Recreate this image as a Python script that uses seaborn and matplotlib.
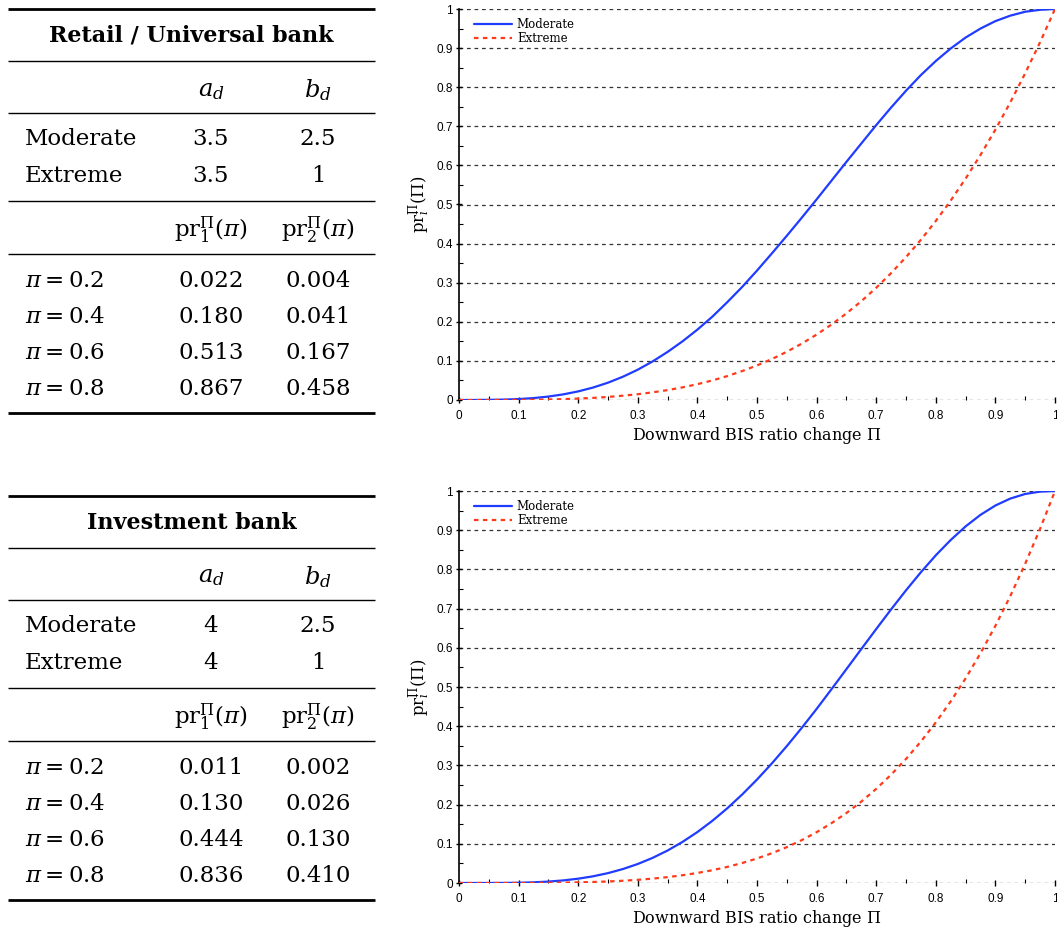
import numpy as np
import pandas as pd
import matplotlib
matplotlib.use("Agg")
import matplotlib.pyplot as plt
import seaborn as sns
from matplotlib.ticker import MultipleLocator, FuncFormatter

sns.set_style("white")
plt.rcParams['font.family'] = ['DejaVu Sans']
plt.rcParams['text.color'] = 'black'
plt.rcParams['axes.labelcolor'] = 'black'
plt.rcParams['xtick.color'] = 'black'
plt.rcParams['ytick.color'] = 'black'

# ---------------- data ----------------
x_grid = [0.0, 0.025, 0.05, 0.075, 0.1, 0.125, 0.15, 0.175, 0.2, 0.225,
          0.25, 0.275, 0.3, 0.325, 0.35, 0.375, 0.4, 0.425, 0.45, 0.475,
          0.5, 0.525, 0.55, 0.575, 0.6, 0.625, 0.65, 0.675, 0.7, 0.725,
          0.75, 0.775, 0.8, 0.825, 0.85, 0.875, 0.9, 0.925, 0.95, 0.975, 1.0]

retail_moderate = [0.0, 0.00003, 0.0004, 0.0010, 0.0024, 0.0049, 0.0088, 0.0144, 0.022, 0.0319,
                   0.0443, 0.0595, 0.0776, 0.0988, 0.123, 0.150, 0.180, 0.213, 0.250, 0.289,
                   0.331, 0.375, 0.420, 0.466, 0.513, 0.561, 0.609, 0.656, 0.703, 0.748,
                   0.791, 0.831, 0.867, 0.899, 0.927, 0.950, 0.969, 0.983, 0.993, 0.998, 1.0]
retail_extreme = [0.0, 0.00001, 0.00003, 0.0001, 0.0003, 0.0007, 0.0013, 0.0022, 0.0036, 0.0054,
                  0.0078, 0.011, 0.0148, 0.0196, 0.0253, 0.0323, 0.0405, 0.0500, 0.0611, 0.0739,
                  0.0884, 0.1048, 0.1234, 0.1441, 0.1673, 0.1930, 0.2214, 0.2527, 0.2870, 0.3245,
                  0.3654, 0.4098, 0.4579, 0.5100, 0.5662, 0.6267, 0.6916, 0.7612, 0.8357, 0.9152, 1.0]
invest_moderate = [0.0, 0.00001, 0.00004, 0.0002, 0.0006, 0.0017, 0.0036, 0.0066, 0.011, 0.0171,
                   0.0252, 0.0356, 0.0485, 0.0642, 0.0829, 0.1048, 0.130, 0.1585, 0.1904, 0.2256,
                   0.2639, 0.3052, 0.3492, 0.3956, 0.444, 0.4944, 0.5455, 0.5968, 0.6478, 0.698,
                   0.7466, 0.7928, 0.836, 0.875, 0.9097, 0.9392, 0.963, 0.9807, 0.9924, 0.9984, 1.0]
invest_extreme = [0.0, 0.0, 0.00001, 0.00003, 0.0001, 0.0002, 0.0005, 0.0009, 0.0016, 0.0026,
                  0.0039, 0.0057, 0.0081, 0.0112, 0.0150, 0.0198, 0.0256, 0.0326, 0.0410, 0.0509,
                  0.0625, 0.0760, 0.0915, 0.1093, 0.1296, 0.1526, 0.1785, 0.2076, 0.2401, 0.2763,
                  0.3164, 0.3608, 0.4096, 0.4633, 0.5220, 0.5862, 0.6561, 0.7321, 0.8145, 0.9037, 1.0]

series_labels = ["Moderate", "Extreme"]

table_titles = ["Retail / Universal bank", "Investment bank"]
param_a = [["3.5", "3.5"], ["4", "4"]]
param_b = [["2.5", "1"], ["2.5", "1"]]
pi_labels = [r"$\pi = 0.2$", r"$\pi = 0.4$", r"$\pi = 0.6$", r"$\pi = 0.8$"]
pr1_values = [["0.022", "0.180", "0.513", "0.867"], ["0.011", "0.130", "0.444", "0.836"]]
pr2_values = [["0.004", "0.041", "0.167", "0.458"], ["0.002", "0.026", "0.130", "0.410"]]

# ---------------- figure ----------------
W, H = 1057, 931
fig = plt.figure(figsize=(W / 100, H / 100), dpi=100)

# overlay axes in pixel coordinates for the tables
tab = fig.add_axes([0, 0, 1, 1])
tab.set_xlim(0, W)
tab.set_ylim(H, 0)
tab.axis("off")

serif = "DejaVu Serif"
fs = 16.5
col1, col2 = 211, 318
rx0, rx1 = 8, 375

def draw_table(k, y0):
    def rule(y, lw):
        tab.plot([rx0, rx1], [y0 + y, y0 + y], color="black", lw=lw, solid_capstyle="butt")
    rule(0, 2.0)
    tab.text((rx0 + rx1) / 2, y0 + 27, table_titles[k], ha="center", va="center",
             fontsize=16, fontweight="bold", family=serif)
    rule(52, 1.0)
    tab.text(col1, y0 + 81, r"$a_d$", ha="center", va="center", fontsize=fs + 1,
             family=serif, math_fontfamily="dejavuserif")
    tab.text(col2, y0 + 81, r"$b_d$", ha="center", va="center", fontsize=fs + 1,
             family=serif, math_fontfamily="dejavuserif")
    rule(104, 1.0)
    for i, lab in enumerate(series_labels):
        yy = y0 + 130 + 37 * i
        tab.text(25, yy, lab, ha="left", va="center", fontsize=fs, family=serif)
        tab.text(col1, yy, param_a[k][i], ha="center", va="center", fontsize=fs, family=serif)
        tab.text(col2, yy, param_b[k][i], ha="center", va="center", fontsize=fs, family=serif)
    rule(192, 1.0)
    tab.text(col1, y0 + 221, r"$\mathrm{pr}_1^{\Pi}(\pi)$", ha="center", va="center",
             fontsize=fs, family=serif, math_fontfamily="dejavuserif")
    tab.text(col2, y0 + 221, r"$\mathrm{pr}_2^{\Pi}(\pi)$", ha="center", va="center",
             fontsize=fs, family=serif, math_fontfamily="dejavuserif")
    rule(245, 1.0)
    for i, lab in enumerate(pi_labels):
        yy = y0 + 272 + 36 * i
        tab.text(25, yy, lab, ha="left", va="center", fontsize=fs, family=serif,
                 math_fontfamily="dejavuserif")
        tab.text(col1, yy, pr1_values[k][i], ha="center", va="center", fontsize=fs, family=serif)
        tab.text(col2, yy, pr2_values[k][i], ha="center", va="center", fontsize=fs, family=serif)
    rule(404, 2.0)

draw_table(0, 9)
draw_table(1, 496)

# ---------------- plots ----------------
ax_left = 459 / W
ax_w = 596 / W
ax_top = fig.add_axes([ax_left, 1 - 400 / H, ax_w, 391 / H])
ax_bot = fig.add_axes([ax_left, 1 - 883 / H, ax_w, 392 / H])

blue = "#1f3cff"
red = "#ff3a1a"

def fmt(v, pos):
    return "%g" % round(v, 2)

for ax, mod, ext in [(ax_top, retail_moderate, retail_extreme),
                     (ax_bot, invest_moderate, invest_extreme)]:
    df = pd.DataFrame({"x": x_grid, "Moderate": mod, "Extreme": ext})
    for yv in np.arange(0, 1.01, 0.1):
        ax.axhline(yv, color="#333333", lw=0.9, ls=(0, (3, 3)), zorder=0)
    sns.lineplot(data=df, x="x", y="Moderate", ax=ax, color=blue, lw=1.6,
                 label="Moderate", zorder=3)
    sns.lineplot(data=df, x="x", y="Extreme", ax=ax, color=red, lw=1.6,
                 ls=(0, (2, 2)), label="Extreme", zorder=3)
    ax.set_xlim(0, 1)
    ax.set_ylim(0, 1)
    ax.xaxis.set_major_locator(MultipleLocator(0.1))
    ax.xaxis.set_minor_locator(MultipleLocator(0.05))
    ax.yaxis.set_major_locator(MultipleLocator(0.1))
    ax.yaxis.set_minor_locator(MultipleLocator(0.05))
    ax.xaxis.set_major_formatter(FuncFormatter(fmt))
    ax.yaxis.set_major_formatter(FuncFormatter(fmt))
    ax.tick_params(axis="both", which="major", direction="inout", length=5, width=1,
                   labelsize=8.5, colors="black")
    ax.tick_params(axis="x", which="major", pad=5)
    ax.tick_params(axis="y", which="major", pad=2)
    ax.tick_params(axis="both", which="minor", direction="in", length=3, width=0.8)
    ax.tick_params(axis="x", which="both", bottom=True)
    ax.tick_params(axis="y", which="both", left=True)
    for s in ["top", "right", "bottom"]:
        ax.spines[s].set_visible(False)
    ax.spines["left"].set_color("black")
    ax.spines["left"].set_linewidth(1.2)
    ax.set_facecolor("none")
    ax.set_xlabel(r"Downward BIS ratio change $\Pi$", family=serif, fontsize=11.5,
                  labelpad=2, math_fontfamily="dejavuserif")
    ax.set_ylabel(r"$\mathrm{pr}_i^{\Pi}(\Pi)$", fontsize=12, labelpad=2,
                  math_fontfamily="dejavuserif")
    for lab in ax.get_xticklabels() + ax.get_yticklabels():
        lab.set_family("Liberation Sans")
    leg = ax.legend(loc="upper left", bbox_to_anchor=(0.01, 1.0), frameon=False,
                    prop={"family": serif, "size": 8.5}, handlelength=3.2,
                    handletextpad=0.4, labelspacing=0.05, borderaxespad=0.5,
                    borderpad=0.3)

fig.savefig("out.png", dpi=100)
::::
Give again exactly the lines running from the beginning of the material above through the line that contains "from matplotlib.ticker import", and leave out every picture.

_Answer in full:_
Recreate this image as a Python script that uses seaborn and matplotlib.
import numpy as np
import pandas as pd
import matplotlib
matplotlib.use("Agg")
import matplotlib.pyplot as plt
import seaborn as sns
from matplotlib.ticker import MultipleLocator, FuncFormatter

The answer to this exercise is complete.